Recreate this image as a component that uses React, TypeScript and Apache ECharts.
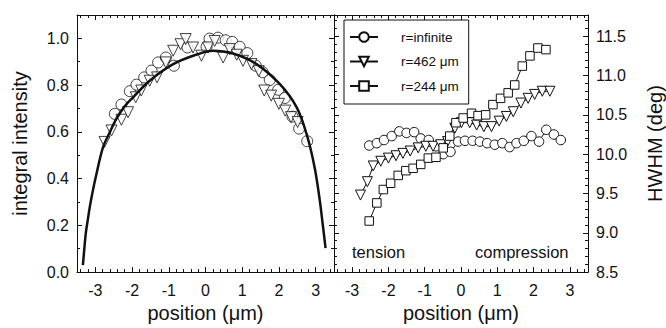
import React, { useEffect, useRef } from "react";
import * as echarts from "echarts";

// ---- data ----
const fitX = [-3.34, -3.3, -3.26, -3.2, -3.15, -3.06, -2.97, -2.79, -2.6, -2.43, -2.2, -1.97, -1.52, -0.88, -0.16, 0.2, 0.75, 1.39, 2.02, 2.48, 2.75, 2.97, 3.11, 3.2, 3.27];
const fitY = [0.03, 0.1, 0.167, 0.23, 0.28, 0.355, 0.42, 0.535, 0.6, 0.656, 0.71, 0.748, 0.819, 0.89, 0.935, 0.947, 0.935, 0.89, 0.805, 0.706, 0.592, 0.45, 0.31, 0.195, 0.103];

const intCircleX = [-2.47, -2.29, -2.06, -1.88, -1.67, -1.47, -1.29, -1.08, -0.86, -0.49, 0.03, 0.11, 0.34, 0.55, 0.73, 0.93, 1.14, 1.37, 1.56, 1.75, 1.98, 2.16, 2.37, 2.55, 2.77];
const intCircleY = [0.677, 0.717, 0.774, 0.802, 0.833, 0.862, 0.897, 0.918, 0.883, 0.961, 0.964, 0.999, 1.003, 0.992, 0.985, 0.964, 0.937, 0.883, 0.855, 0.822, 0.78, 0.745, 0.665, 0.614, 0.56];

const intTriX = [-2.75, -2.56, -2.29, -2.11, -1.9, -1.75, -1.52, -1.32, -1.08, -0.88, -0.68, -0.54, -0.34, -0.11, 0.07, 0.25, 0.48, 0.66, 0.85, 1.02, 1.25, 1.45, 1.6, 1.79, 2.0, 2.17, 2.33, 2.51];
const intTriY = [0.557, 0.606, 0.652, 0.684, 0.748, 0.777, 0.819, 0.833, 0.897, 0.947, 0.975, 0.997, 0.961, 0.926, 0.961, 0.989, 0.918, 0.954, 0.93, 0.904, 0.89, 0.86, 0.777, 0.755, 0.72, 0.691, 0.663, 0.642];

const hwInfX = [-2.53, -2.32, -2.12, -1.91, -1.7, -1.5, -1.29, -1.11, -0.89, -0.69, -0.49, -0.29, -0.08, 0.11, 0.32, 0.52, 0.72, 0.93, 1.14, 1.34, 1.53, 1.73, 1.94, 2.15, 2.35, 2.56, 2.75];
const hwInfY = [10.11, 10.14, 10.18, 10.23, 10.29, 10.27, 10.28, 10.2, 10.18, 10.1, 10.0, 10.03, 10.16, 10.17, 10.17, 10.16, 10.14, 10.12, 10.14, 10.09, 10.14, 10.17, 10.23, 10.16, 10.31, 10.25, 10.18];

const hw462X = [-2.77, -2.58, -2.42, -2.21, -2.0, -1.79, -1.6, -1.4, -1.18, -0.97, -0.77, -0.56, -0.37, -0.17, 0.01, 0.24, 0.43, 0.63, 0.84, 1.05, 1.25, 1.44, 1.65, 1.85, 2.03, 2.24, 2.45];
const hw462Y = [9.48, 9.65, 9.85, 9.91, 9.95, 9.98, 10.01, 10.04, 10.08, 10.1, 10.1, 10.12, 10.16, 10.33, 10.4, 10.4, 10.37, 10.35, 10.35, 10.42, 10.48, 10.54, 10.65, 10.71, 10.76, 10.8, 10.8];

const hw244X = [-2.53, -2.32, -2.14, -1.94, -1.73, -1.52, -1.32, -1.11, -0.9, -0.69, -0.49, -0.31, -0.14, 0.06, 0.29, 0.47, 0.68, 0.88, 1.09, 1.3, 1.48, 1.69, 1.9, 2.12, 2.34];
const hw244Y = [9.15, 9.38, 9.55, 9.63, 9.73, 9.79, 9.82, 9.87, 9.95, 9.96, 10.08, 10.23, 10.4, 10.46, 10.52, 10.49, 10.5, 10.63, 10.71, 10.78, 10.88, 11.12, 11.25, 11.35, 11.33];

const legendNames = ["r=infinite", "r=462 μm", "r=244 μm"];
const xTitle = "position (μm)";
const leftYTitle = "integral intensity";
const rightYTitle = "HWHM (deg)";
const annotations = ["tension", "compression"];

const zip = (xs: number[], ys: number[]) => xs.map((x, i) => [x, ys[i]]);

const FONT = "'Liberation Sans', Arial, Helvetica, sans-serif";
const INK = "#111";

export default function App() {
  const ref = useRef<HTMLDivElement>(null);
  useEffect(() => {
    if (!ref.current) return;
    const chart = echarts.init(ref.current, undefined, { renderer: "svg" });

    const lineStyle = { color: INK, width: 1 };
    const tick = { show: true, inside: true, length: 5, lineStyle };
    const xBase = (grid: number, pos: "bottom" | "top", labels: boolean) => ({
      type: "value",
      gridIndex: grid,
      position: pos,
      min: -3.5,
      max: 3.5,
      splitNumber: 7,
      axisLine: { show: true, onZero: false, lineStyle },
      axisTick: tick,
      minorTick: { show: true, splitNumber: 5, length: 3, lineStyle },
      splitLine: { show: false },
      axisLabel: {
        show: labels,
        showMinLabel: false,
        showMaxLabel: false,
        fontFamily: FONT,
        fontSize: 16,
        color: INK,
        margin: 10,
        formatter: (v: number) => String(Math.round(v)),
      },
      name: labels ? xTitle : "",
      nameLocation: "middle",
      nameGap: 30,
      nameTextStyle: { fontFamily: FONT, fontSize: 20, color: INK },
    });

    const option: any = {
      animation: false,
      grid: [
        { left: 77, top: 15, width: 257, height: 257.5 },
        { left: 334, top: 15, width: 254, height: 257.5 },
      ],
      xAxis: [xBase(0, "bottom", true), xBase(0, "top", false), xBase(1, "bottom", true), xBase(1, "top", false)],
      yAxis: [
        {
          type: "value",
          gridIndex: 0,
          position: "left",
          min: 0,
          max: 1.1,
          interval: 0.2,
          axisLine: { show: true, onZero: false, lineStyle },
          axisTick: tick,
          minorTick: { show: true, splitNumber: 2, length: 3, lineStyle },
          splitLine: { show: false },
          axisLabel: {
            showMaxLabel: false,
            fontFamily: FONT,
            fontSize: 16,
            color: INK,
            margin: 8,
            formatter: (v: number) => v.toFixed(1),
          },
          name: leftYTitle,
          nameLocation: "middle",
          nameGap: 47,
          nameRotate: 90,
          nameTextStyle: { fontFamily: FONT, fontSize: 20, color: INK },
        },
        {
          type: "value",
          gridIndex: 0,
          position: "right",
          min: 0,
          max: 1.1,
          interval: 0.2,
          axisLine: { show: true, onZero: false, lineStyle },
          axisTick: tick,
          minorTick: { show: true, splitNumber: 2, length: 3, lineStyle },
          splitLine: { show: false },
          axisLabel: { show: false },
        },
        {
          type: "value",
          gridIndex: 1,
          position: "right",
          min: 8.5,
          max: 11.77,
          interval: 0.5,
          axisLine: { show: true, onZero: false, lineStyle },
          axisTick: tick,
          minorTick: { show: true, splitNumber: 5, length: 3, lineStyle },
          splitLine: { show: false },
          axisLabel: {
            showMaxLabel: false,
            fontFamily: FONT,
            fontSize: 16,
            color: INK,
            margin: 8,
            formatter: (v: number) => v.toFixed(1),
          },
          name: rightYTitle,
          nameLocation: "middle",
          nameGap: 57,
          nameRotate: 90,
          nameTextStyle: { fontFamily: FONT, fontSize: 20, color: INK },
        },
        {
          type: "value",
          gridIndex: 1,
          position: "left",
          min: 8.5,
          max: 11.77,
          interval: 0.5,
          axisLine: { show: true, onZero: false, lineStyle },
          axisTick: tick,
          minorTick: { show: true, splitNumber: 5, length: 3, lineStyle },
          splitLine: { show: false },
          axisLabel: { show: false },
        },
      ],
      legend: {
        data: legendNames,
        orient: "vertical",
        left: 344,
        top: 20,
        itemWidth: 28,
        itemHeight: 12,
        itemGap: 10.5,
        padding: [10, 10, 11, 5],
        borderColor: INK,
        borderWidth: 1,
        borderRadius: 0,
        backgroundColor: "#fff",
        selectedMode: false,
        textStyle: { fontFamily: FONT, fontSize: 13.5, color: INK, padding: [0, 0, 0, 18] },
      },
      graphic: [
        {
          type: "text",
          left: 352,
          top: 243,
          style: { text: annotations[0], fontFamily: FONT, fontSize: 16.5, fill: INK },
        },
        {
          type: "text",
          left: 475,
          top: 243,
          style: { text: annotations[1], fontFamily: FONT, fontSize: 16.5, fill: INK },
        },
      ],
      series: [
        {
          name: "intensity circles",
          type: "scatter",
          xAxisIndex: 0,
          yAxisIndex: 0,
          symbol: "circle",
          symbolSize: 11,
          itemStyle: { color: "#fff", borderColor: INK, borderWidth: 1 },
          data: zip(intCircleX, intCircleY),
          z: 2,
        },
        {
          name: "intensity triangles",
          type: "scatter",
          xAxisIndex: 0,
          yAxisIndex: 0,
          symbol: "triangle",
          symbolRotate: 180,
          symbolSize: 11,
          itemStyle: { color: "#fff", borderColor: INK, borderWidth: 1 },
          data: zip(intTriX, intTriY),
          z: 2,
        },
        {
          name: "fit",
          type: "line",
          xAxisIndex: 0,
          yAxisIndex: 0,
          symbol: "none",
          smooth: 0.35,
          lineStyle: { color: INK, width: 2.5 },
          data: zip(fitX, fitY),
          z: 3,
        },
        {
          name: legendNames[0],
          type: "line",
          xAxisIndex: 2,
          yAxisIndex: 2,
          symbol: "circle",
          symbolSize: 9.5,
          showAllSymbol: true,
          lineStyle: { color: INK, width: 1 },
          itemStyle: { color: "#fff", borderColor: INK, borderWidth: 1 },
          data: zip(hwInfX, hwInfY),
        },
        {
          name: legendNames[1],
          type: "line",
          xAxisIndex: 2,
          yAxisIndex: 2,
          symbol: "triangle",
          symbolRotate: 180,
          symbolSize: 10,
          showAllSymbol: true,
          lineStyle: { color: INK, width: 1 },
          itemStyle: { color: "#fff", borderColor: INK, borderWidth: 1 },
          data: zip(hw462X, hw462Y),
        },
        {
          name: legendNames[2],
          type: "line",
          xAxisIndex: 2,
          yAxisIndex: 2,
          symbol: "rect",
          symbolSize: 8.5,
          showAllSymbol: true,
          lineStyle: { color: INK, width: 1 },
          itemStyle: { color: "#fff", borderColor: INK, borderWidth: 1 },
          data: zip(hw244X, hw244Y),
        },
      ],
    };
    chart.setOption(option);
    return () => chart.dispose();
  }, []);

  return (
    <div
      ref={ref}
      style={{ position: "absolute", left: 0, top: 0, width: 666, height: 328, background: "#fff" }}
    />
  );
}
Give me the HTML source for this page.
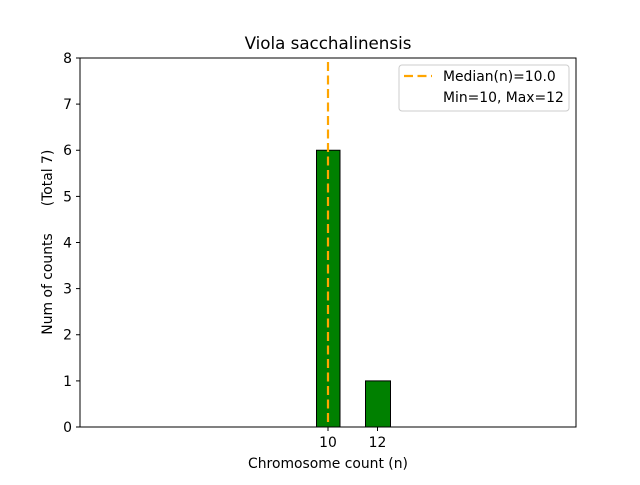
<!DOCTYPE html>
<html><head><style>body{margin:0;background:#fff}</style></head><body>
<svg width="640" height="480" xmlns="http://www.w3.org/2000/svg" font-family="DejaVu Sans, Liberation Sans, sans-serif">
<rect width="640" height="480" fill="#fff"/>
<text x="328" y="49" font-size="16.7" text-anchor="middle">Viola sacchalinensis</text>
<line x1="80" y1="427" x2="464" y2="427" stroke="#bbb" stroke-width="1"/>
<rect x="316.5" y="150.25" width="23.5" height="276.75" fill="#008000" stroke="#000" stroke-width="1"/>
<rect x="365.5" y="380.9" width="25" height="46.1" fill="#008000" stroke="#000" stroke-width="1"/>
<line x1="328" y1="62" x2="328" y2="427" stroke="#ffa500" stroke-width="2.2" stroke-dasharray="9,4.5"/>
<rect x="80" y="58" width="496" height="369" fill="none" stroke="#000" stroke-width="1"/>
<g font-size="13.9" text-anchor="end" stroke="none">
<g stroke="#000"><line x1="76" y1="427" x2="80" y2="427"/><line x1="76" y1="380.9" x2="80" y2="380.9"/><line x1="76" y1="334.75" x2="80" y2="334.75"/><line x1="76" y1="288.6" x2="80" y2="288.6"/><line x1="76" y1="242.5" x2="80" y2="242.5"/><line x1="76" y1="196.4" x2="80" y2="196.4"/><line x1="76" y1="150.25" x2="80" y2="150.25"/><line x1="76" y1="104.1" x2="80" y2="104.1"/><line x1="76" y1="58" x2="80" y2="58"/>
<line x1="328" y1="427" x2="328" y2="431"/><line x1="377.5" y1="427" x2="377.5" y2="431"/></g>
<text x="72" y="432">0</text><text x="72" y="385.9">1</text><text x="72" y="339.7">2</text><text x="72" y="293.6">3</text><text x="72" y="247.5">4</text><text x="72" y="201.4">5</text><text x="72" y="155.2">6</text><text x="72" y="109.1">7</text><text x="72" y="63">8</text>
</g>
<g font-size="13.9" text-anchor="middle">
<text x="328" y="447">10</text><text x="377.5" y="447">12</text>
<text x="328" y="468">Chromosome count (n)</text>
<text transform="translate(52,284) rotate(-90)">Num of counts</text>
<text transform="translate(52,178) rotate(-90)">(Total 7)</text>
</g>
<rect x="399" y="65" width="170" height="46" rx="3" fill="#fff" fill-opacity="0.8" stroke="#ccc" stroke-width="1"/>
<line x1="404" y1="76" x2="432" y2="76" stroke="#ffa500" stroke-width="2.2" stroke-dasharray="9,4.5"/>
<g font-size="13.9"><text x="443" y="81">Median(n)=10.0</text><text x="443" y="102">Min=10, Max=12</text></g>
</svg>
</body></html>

To do
Copy nothing but the lines from the top of the data down to the line containing "0.665, 0.614, 0.56];", and leave the pictures out.

Answer to this task
Recreate this image as a component that uses React, TypeScript and Apache ECharts.
import React, { useEffect, useRef } from "react";
import * as echarts from "echarts";

// ---- data ----
const fitX = [-3.34, -3.3, -3.26, -3.2, -3.15, -3.06, -2.97, -2.79, -2.6, -2.43, -2.2, -1.97, -1.52, -0.88, -0.16, 0.2, 0.75, 1.39, 2.02, 2.48, 2.75, 2.97, 3.11, 3.2, 3.27];
const fitY = [0.03, 0.1, 0.167, 0.23, 0.28, 0.355, 0.42, 0.535, 0.6, 0.656, 0.71, 0.748, 0.819, 0.89, 0.935, 0.947, 0.935, 0.89, 0.805, 0.706, 0.592, 0.45, 0.31, 0.195, 0.103];

const intCircleX = [-2.47, -2.29, -2.06, -1.88, -1.67, -1.47, -1.29, -1.08, -0.86, -0.49, 0.03, 0.11, 0.34, 0.55, 0.73, 0.93, 1.14, 1.37, 1.56, 1.75, 1.98, 2.16, 2.37, 2.55, 2.77];
const intCircleY = [0.677, 0.717, 0.774, 0.802, 0.833, 0.862, 0.897, 0.918, 0.883, 0.961, 0.964, 0.999, 1.003, 0.992, 0.985, 0.964, 0.937, 0.883, 0.855, 0.822, 0.78, 0.745, 0.665, 0.614, 0.56];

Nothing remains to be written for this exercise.